Set down the data below from its first line to the line holding "-169, -174, -179]", inclusive; omit all pictures.
Start of DATA EXCERPT
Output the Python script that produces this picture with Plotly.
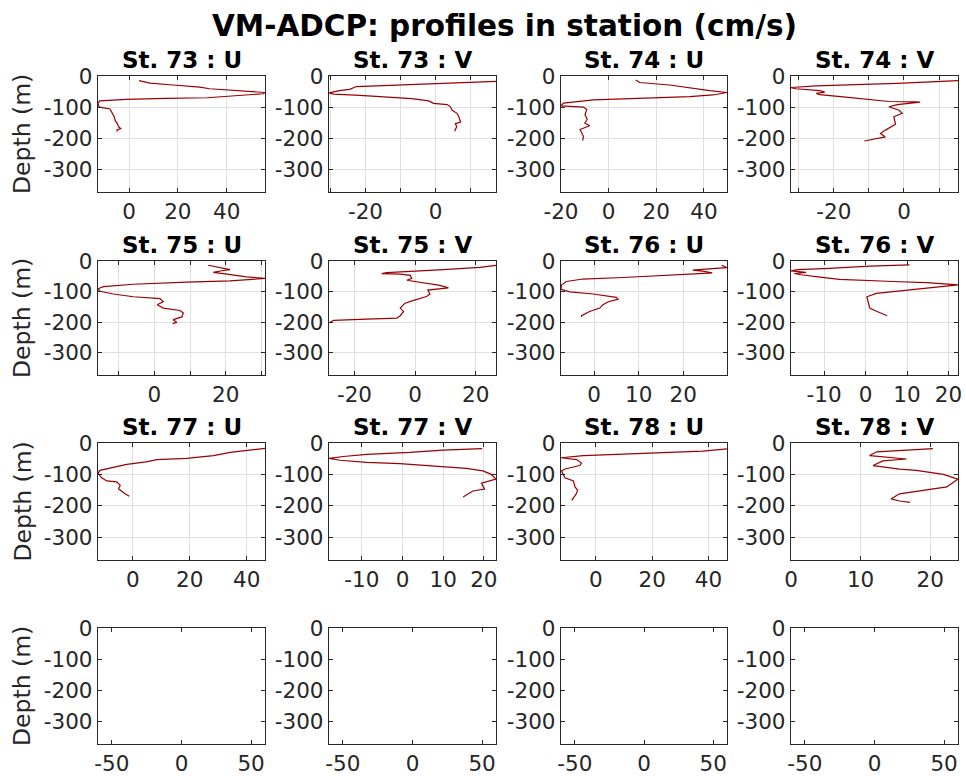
import plotly.graph_objects as go

# ---------------- data ----------------
st73_u_vel = [4.1, 8.6, 18, 29, 33, 45, 55.7, 55, 48, 41, 32, 15, -1, -12, -12.7, -12.4, -12, -7.8, -7, -6, -5.7, -4.8, -4.2, -3.4, -5, -4.8]
st73_u_dep = [-15, -23, -29, -36, -41, -47, -53, -57, -61, -66, -70, -72, -75, -80, -87, -96, -100, -106, -119, -132, -143, -153, -164, -169, -174, -179]

st73_v_vel = [17.2, 12.3, 4.7, -5.4, -16, -22.6, -24.5, -27.4, -30.4, -29, -21.6, -13, -6.8, -2, -0.6, 3.3, 4.2, 4.7, 6.1, 6.6, 7.1, 5.6, 6, 5.4]
st73_v_dep = [-17, -19, -24, -26, -32, -34, -43, -47, -54, -58, -62, -69, -73, -80, -88, -92, -99, -110, -120, -131, -148, -153, -163, -178]

st74_u_vel = [11.4, 13, 25.6, 34, 42.4, 49.7, 43.8, 34, 17, 3.3, -6.4, -19, -20, -10.6, -9.2, -9.9, -9, -10, -8, -12, -10.6, -10.9]
st74_u_dep = [-13, -21, -29, -39, -47, -53, -61, -66, -71, -74, -77, -87, -96, -100, -108, -124, -140, -151, -160, -172, -194, -208]

st74_v_vel = [15.4, 8.7, -1.9, -13.9, -25, -32.2, -30.8, -24, -22.6, -25, -24, -15.9, -9.6, -4.3, 2.9, 4.6, -1.9, -4.3, -1.4, -0.5, -2.9, -2.4, -5.3, -6.7, -5.3, -8.7, -11.3]
st74_v_dep = [-15, -19, -24, -28, -32, -37, -41, -47, -52, -56, -60, -69, -75, -82, -83, -84, -92, -99, -110, -120, -131, -155, -174, -185, -196, -204, -209]

st75_u_vel = [15.1, 21.2, 18.9, 16.5, 19.3, 22.1, 25.9, 31, 21.2, 9.1, -5.9, -14.3, -15.8, -15.2, -11.5, -5.9, 1.6, 2.5, 0.8, 2.5, 7.2, 8.1, 7.7, 5.3, 6.3, 5.1]
st75_u_dep = [-14, -28, -32, -37, -41, -46, -52, -57, -65, -69, -76, -84, -91, -99, -108, -117, -123, -133, -143, -154, -162, -170, -183, -192, -201, -205]

st75_v_vel = [26.7, 21.4, 9.3, 1.6, -4.9, -9.3, -11, -4.9, -1.6, -1.1, -2.7, 1.6, 8.2, 11, 4.2, 4.9, 3.8, -0.5, -3.3, -4.9, -3.8, -4.9, -6, -15.9, -26.9, -28.4]
st75_v_dep = [-14, -21, -28, -32, -37, -38, -41, -43, -47, -57, -63, -69, -80, -88, -95, -108, -116, -129, -138, -154, -165, -179, -187, -190, -194, -203]

st76_u_vel = [28.6, 29.8, 26.5, 22.1, 24.3, 26.5, 23.6, 16.1, 6.5, -2.5, -6.2, -7.3, -7.4, -5.4, -0.2, 5, 5.4, 3.1, 2, 1.3, -1, -2.8, -2.8]
st76_u_dep = [-14, -22, -25, -30, -33, -39, -41, -47, -54, -59, -67, -79, -93, -101, -108, -119, -125, -134, -143, -154, -165, -179, -183]

st76_v_vel = [10.6, 1, -8.7, -16.4, -18, -14.4, -17.2, -15.6, -11.5, -6.3, 6.6, 14.7, 22.3, 18.3, 10.6, 2.6, 0.3, 0.6, 1, 2.2, 5.2]
st76_v_dep = [-13, -17, -24, -28, -32, -37, -41, -45, -52, -60, -67, -71, -78, -84, -95, -106, -117, -138, -154, -162, -179]

st77_u_vel = [46.4, 40, 34.2, 28.3, 18.9, 8.4, 4.7, -2.1, -8, -11.5, -12.2, -10.9, -9.1, -5.6, -4.4, -5, -2.7, -1.2]
st77_u_dep = [-17, -23, -30, -40, -49, -53, -60, -68, -79, -87, -96, -111, -121, -124, -135, -146, -162, -170]

st77_v_vel = [19.6, 10, 1.8, -8.8, -14.6, -18.1, -15.4, -8.8, -0.7, 9.2, 15.7, 19.8, 21.8, 23, 19.4, 20.2, 17.3, 14.9]
st77_v_dep = [-18, -23, -30, -36, -43, -49, -55, -62, -66, -74, -81, -89, -100, -115, -128, -147, -153, -172]

st78_u_vel = [46.6, 38, 19.1, -4.5, -12.4, -6.8, -5.1, -5.7, -11, -12.2, -11, -8, -7.4, -6.5, -7.1, -8.6]
st78_u_dep = [-19, -26, -32, -40, -47, -53, -64, -72, -83, -89, -111, -121, -140, -151, -164, -183]

st78_v_vel = [20.4, 15.1, 12.3, 11.3, 13.7, 16.6, 13.2, 12.3, 11.8, 15.6, 18, 21.9, 24, 22.4, 18, 15.6, 14.4, 15.6, 17.1]
st78_v_dep = [-18, -23, -28, -40, -45, -51, -57, -66, -72, -83, -87, -100, -115, -140, -155, -162, -178, -185, -189]

panel_titles = ["St. 73 : U", "St. 73 : V", "St. 74 : U", "St. 74 : V",
                "St. 75 : U", "St. 75 : V", "St. 76 : U", "St. 76 : V",
                "St. 77 : U", "St. 77 : V", "St. 78 : U", "St. 78 : V"]
panel_vel = [st73_u_vel, st73_v_vel, st74_u_vel, st74_v_vel,
             st75_u_vel, st75_v_vel, st76_u_vel, st76_v_vel,
             st77_u_vel, st77_v_vel, st78_u_vel, st78_v_vel]
panel_dep = [st73_u_dep, st73_v_dep, st74_u_dep, st74_v_dep,
             st75_u_dep, st75_v_dep, st76_u_dep, st76_v_dep,
             st77_u_dep, st77_v_dep, st78_u_dep, st78_v_dep]
panel_xticks = [[0, 20, 40], [-30, -20, -10, 0, 10], [-20, 0, 20, 40], [-30, -20, -10, 0, 10],
                [-10, 0, 10, 20, 30], [-20, 0, 20], [0, 10, 20], [-10, 0, 10, 20],
                [0, 20, 40], [-10, 0, 10, 20], [0, 20, 40], [0, 10, 20]]
panel_xlabels = [["0", "20", "40"], ["", "-20", "", "0", ""], ["-20", "0", "20", "40"], ["", "-20", "", "0", ""],
                 ["", "0", "", "20", ""], ["-20", "0", "20"], ["0", "10", "20"], ["-10", "0", "10", "20"],
                 ["0", "20", "40"], ["-10", "0", "10", "20"], ["0", "20", "40"], ["0", "10", "20"]]
empty_xticks = [-50, 0, 50]
empty_xlabels = ["-50", "0", "50"]
empty_xrange = [-60, 60]
depth_ticks = [0, -100, -200, -300]
depth_labels = ["0", "-100", "-200", "-300"]
depth_range = [-373, 0]

main_title = "VM-ADCP: profiles in station (cm/s)"
ylabel = "Depth (m)"

# ---------------- layout geometry ----------------
W, H = 966, 776
col_px = [(98, 265), (329, 496), (561, 727), (791, 958)]
row_px = [(76, 192), (261, 375), (443, 560), (628, 744)]

FONT = "DejaVu Sans"
AX = "#262626"
GRID = "#e0e0e0"
LINE = "#990000"

fig = go.Figure()
layout = dict(width=W, height=H, margin=dict(l=0, r=0, t=0, b=0, autoexpand=False),
              paper_bgcolor="white", plot_bgcolor="white", showlegend=False,
              font=dict(family=FONT, color=AX))
annotations = []

for k in range(16):
    r, c = divmod(k, 4)
    xa = "xaxis" if k == 0 else f"xaxis{k+1}"
    ya = "yaxis" if k == 0 else f"yaxis{k+1}"
    xr = f"x{k+1}" if k else "x"
    yr = f"y{k+1}" if k else "y"
    x0, x1 = col_px[c]
    y0, y1 = row_px[r]
    xdom = [x0 / W, x1 / W]
    ydom = [1 - y1 / H, 1 - y0 / H]
    has_data = k < 12
    if has_data:
        v = panel_vel[k]
        d = panel_dep[k]
        fig.add_trace(go.Scatter(x=v, y=d, mode="lines", xaxis=xr, yaxis=yr,
                                 line=dict(color=LINE, width=1.2), hoverinfo="skip"))
        lo = min(min(v), 0)
        hi = max(max(v), 0)
        xrange = [lo, hi]
        tv, tt = panel_xticks[k], panel_xlabels[k]
    else:
        fig.add_trace(go.Scatter(x=[None], y=[None], mode="lines", xaxis=xr, yaxis=yr))
        xrange = empty_xrange
        tv, tt = empty_xticks, empty_xlabels
    common = dict(showline=True, linecolor=AX, linewidth=1.3, mirror="ticks",
                  ticks="inside", ticklen=4, tickcolor=AX, tickwidth=1,
                  showgrid=has_data, gridcolor=GRID, gridwidth=1, zeroline=False,
                  automargin=False,
                  tickfont=dict(family=FONT, size=21.5, color=AX), fixedrange=True)
    layout[xa] = dict(domain=xdom, anchor=yr, range=xrange, tickmode="array",
                      tickvals=tv, ticktext=tt, **common)
    layout[ya] = dict(domain=ydom, anchor=xr, range=depth_range, tickmode="array",
                      tickvals=depth_ticks, ticktext=depth_labels, **common)
    if has_data:
        annotations.append(dict(text="<b>" + panel_titles[k] + "</b>", xref="paper", yref="paper",
                                x=(x0 + x1) / 2 / W, y=1 - y0 / H, xanchor="center", yanchor="middle",
                                yshift=16, showarrow=False,
                                font=dict(family=FONT, size=23, color="black")))
    if c == 0:
        annotations.append(dict(text=ylabel, xref="paper", yref="paper",
                                x=22 / W, y=1 - (y0 + y1) / 2 / H, xanchor="center", yanchor="middle",
                                textangle=-90, showarrow=False,
                                font=dict(family=FONT, size=23.5, color=AX)))

annotations.append(dict(text="<b>" + main_title + "</b>", xref="paper", yref="paper",
                        x=504 / W, y=1 - 26 / H, xanchor="center", yanchor="middle",
                        showarrow=False, font=dict(family=FONT, size=29.5, color="black")))
layout["annotations"] = annotations
fig.update_layout(**layout)

fig.write_html("out.html", config={"displayModeBar": False},
               post_script="document.body.style.margin='0';")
End of DATA EXCERPT
_RESULT_.
Output the Python script that produces this picture with Plotly.
import plotly.graph_objects as go

# ---------------- data ----------------
st73_u_vel = [4.1, 8.6, 18, 29, 33, 45, 55.7, 55, 48, 41, 32, 15, -1, -12, -12.7, -12.4, -12, -7.8, -7, -6, -5.7, -4.8, -4.2, -3.4, -5, -4.8]
st73_u_dep = [-15, -23, -29, -36, -41, -47, -53, -57, -61, -66, -70, -72, -75, -80, -87, -96, -100, -106, -119, -132, -143, -153, -164, -169, -174, -179]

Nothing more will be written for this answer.